Andrew Woodall plays Paul Dacre. His theatre work includes Admissions (Trafalgar Studios), Antony and Cleopatra, Julius Caesar, Wendy and Peter Pan (RSC), First Light (Chichester Festival Theatre), The Wars of the Roses (Rose Theatre Kingston), Great Britain (National Theatre/Theatre Royal Haymarket), The Browning Version/South Downs (Harold Pinter Theatre and Chichester Festival Theatre), Benefactors (Sheffield Theatres), The Knowledge/Little Platoons (Bush Theatre), Women Beware Women (National Theatre), Hedda Gabler (Gate Theatre Dublin), Much Ado About Nothing, The Voysey Inheritance, The Life of Galileo (National Theatre), Gaslight (The Old Vic), As You Like It (Wyndham's Theatre), As You Desire Me (Playhouse Theatre) and The Sugar Syndrome (Royal Court Theatre). For television, his work includes, The Reckoning, Lockwood and Co., Des, Granchester, Lucan, New Worlds, An Adventure in Time and Space, Miranda, Silk, New Tricks, The Suspicions of Mr Whicher, Above Suspicion, Men are Wonderful, Personal Affairs, Place of Execution, Lawless, Hear the Silence and Charles II; and for film, Where is Anne Frank, Solo: A Star Wars Story, 303 Squadron, The Riot Club, Belle, Johnny English Reborn, Hypnotic, The Count of Monto Cristo and Regeneration.
Tim Walker is an author, broadcaster and British Press Award-winning journalist. He had a unique insight into the cases Gina Miller brought against the governments of Theresa May and Boris Johnson as he advised her on media strategy on both occasions. He has worked in staff positions on The Observer, the Daily Mail and The Sunday Telegraph, where he was the theatre critic. More recently, he has written columns for the Daily Mirror and The New European. He stood briefly as the Lib Dem parliamentary candidate in Canterbury in the last election. Star Turns, his latest book, was published in September.
Stephen Unwin directs.
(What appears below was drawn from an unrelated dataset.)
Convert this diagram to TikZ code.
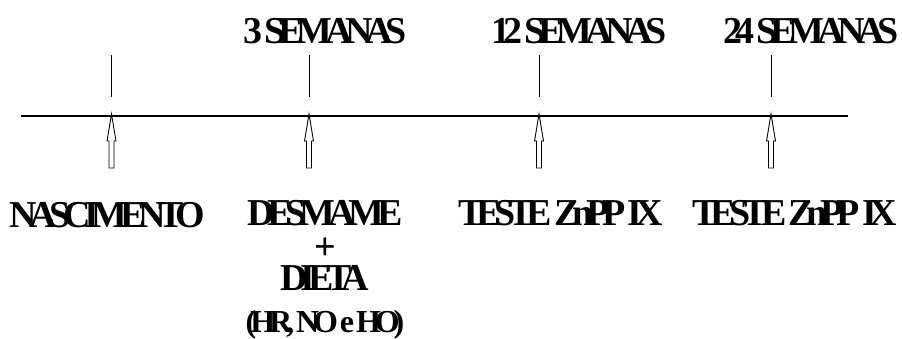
\documentclass[tikz,border=0pt]{standalone}
\usepackage{fontspec}
\setmainfont{Liberation Serif}
\newfontfamily\labelfont[LetterSpace=-19]{Liberation Serif}
\newcommand\biglbl{\labelfont\bfseries\fontsize{38}{32}\selectfont}
\newcommand\smalllbl{\labelfont\bfseries\fontsize{32}{32}\selectfont}
\begin{document}
\begin{tikzpicture}[x=1pt,y=-1pt,
  lbl/.style={font=\biglbl, inner sep=0pt, anchor=base},
  stack/.style={font=\biglbl, inner sep=0pt, align=center, anchor=base},
  timeline/.style={line width=1.3pt},
  tick/.style={line width=1pt},
  eventarrow/.style={line width=0.9pt, fill=white}]
\useasboundingbox (0,0) rectangle (902,338);

% time axis
\coordinate (axisL) at (21,116);
\coordinate (axisR) at (848,116);
\draw[timeline] (axisL) -- (axisR);

% event positions on the axis
\foreach \n/\x in {a/111.5, b/309, c/539, d/771} {
  \coordinate (\n) at (\x,116);
  \coordinate (\n top) at (\x,55);
  \coordinate (\n bot) at (\x,97);
  \draw[tick] (\n top) -- (\n bot);
  % hollow arrow pointing up to the axis
  \draw[eventarrow] ([yshift=2]\n) -- ++(4.5,27) -- ++(-2,0) -- ++(0,27)
     -- ++(-5,0) -- ++(0,-27) -- ++(-2,0) -- cycle;
}

% period labels
\node[lbl] (w3)  at (325,43) {3 SEMANAS};
\node[lbl] (w12) at (579,43) {12 SEMANAS};
\node[lbl] (w24) at (811,43) {24 SEMANAS};

% event labels
\node[lbl] (nasc) at (107.5,227) {NASCIMENTO};
\node[stack] (desm) at (325,332)
  {DESMAME\\[2pt]+\\[-1pt]DIETA\\[10pt]{\smalllbl (HR, NO e HO)}};
\node[lbl] (zn12) at (560.5,225) {TESTE ZnPP IX};
\node[lbl] (zn24) at (795,225) {TESTE ZnPP IX};
\end{tikzpicture}
\end{document}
Unwin founded the English Touring Theatre in 1993. For the company, he directed more than 30 productions of classical and new plays, including award-winning productions of Hamlet with Alan Cumming, Hedda Gabler, Henry IV Parts One and Two with Timothy and Samuel West, King Lear with Timothy West, The Seagull with Cheryl Campbell and Ghosts with Diana Quick and Daniel Evans. These transferred to the Donmar and the Old Vic. He produced two plays by Jonathan Harvey and Peter Gill's award-winning The York Realist as well as Sir Peter Hall's production of Uncle Vanya. In 2008, he became Artistic Director of the new Rose Theatre in Kingston, which he ran until January 2014. His productions there included Hay Fever with Celia Imrie, The Importance of Being Earnest with Jane Asher, The Lady from the Sea with Joely Richardson, The Vortex with Kerry Fox and Day in the Death of Joe Egg with Ralf Little. He hosted the very successful Time to Talk series with 50 leading actors and personalities. Also an author, he has written 10 books on theatre, drama and related subjects, as well as numerous articles for newspapers and journals. He is also active in campaigning for the rights of the disabled. He is Chairman of KIDS, a national charity which provides a wide range of services for disabled children, young people and their families.